RMDs are required to begin on or before April 1st of the year after reaching age 73 and must be taken annually by each December 31 thereafter. Therefore, if you attain age 73 in 2024, you must take your 2024 RMD no later than April 1, 2025, and then you must withdraw your 2025 RMD no later than December 31, 2025. You must withdraw subsequent RMD amounts by December 31st of each year thereafter.
If you have any questions regarding your distribution status, or need assistance calculating your RMD, please contact your financial adviser or call Shareholder Services at 1-800-877-6089.
Capital Gains
Just a reminder that mutual funds are required to distribute fund capital gains annually to shareholders. Distribution rate projections will be available on madisonfunds.com in early October. If there are distributions to be paid, they will be declared to shareholders of record in December.
Consider the investment objectives, risks, and charges and expenses of Madison Funds carefully before investing.
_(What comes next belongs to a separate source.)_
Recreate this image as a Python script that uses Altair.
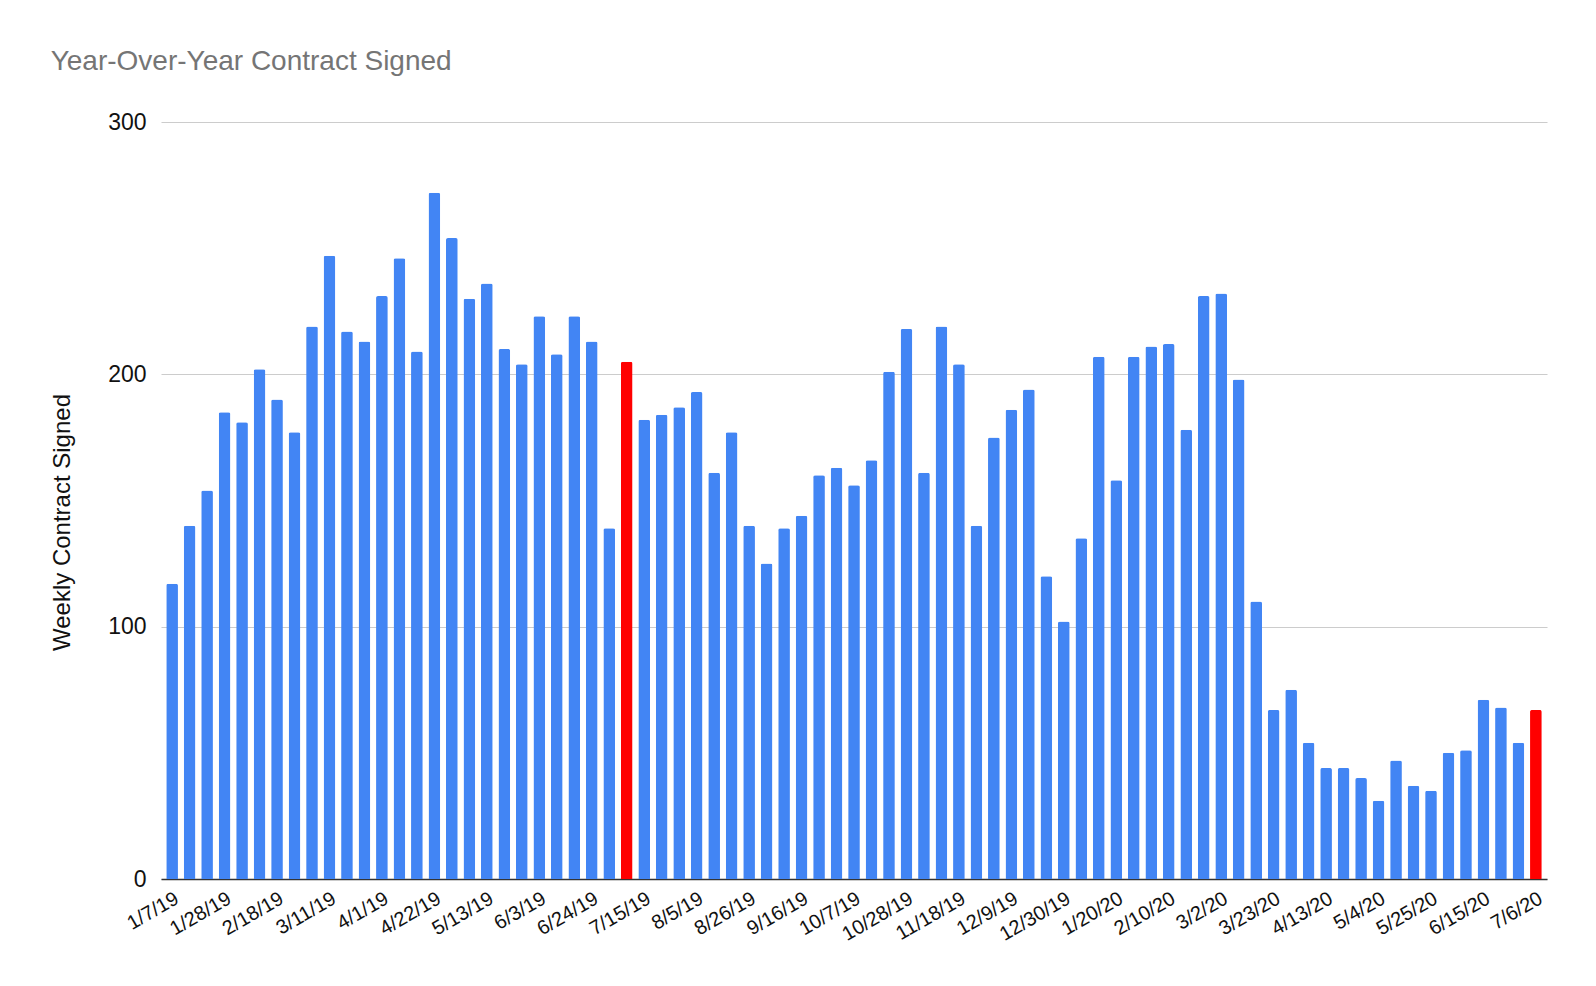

Each fund’s prospectus contains this and other information about the fund. Call 800.877.6089 or visit madisonfunds.com to obtain a prospectus and read it carefully before investing.
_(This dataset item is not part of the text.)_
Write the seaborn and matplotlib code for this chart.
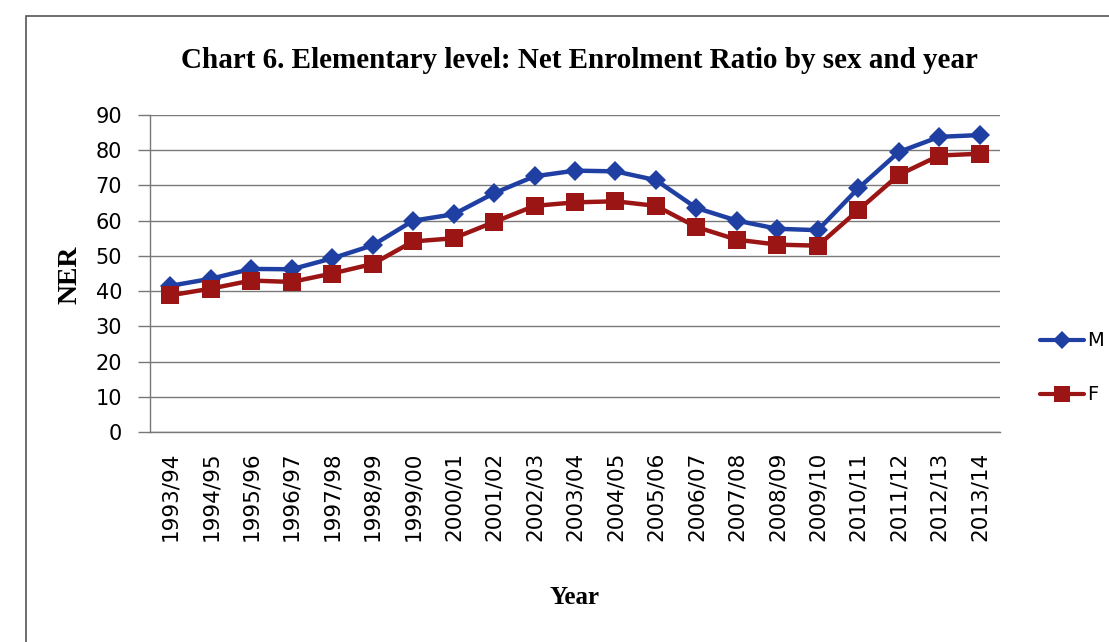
import pandas as pd
import matplotlib
matplotlib.use("Agg")
import matplotlib.pyplot as plt
from matplotlib.patches import Rectangle
import seaborn as sns

# data
years = ["1993/94", "1994/95", "1995/96", "1996/97", "1997/98", "1998/99", "1999/00",
         "2000/01", "2001/02", "2002/03", "2003/04", "2004/05", "2005/06", "2006/07",
         "2007/08", "2008/09", "2009/10", "2010/11", "2011/12", "2012/13", "2013/14"]
ner_m = [41.5, 43.5, 46.3, 46.2, 49.3, 53, 60, 61.8, 67.8, 72.6, 74.2, 74, 71.5, 63.6,
         60, 57.7, 57.3, 69.2, 79.5, 83.8, 84.3]
ner_f = [38.8, 40.7, 43, 42.6, 45, 47.7, 54.1, 55, 59.6, 64.2, 65.2, 65.5, 64.2, 58.2,
         54.6, 53.2, 52.9, 63, 73, 78.5, 79]
y_ticks = [0, 10, 20, 30, 40, 50, 60, 70, 80, 90]

df = pd.DataFrame({
    "Year": years * 2,
    "NER": ner_m + ner_f,
    "Sex": ["M"] * len(years) + ["F"] * len(years),
})
df["pos"] = list(range(len(years))) * 2

sns.set_style("white")
plt.rcParams["font.family"] = ["DejaVu Sans"]
plt.rcParams["text.color"] = "black"
plt.rcParams["axes.labelcolor"] = "black"
plt.rcParams["xtick.labelcolor"] = "black"
plt.rcParams["ytick.labelcolor"] = "black"

fig = plt.figure(figsize=(11.09, 6.42), dpi=100)
ax = fig.add_axes([150 / 1109, 1 - 432 / 642, 850 / 1109, 317 / 642])

palette = {"M": "#1f3fa3", "F": "#9b1515"}
sns.lineplot(data=df, x="pos", y="NER", hue="Sex", style="Sex",
             markers={"M": "D", "F": "s"}, dashes=False, palette=palette,
             linewidth=3.2, markersize=11, markeredgewidth=0, ax=ax, legend=False)
# Excel style marker sizes
for line, ms in zip(ax.get_lines(), [10, 13]):
    line.set_markersize(ms)

ax.set_xlim(-0.5, len(years) - 0.5)
ax.set_ylim(0, 90)
ax.set_yticks(y_ticks)
ax.set_yticklabels([str(t) for t in y_ticks], fontsize=15)
ax.set_xticks(range(len(years)))
ax.set_xticklabels(years, rotation=90, fontsize=15.5)
ax.set_xticks([i - 0.5 for i in range(len(years) + 1)], minor=True)
ax.tick_params(axis="x", which="major", length=0, pad=14)
ax.tick_params(axis="x", which="minor", length=9, width=1, color="#777777", direction="out")
ax.tick_params(axis="y", length=9, width=1, color="#777777", direction="out", pad=11, left=True)
ax.grid(axis="y", color="#7a7a7a", linewidth=1)
ax.set_axisbelow(True)
for side in ["top", "right"]:
    ax.spines[side].set_visible(False)
for side in ["left", "bottom"]:
    ax.spines[side].set_color("#777777")
    ax.spines[side].set_linewidth(1)

ax.set_xlabel("Year", fontsize=18, fontweight="bold", family="Liberation Serif")
ax.set_ylabel("NER", fontsize=20, fontweight="bold", family="Liberation Serif")
ax.xaxis.set_label_coords((575 - 150) / 850, (432 - 598) / 317)
ax.yaxis.set_label_coords((70 - 150) / 850, (432 - 275) / 317)
ax.xaxis.label.set_va("center")
ax.yaxis.label.set_va("center")
fig.text(579 / 1109, 1 - 60 / 642, "Chart 6. Elementary level: Net Enrolment Ratio by sex and year",
         ha="center", va="center", fontsize=21, fontweight="bold", family="Liberation Serif",
         color="black")

# legend outside on the right, as in the reference
handles = [plt.Line2D([], [], color=palette["M"], marker="D", markersize=9, lw=3, mew=0),
           plt.Line2D([], [], color=palette["F"], marker="s", markersize=12, lw=3, mew=0)]
fig.legend(handles, ["M", "F"], loc="center left", bbox_to_anchor=(1030 / 1109, 1 - 368 / 642),
           frameon=False, fontsize=14, handlelength=2.3, handletextpad=0.15, labelspacing=1.8,
           borderpad=0)

# chart area border
fig.add_artist(Rectangle((26 / 1109, -0.1), 1.2, 1.1 - 16 / 642, transform=fig.transFigure,
                         fill=False, edgecolor="#555555", linewidth=1.2))

fig.savefig("out.png", dpi=100)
“Madison” and/or “Madison Investments” is the unifying tradename of Madison Investment Holdings, Inc., Madison Asset Management, LLC (“MAM”). MAM and MIA are registered as investment advisers with the U.S. Securities and Exchange Commission. Madison Funds are distributed by MFD Distributor, LLC. MFD Distributor, LLC is registered with the U.S. Securities and Exchange Commission as a broker-dealer and is a member firm of the Financial Industry Regulatory Authority.
Any performance data shown represents past performance. Past performance is no guarantee of future results.
Non-deposit investment products are not federally insured, involve investment risk, may lose value and are not obligations of, or guaranteed by, any financial institution. Investment returns and principal value will fluctuate.
All investing involves risks including the possible loss of principal. There can be no assurance the asset allocation portfolios will achieve their investment objectives. The portfolios may invest in equities which are subject to market volatility. In addition to the general risk of investing, the portfolios may be subject to additional risks including investing in bond and debt securities, which includes credit risk, prepayment risk and interest rate risk. When interest rates rise, bond prices generally fall.
This report is for informational purposes only and is not intended as an offer or solicitation with respect to the purchase or sale of any security.
Indices are unmanaged. An investor cannot invest directly in an index. They are shown for illustrative purposes only, and do not represent the performance of any specific investment. Index returns do not include any expenses, fees or sales charges, which would lower performance.
The S&P 500® is an unmanaged index of large companies and is widely regarded as a standard for measuring large-cap and mid-cap U.S. stock-market performance. Results assume the reinvestment of all capital gain and dividend distributions. An investment cannot be made directly into an index.
Diversification does not assure a profit or protect against loss in a declining market.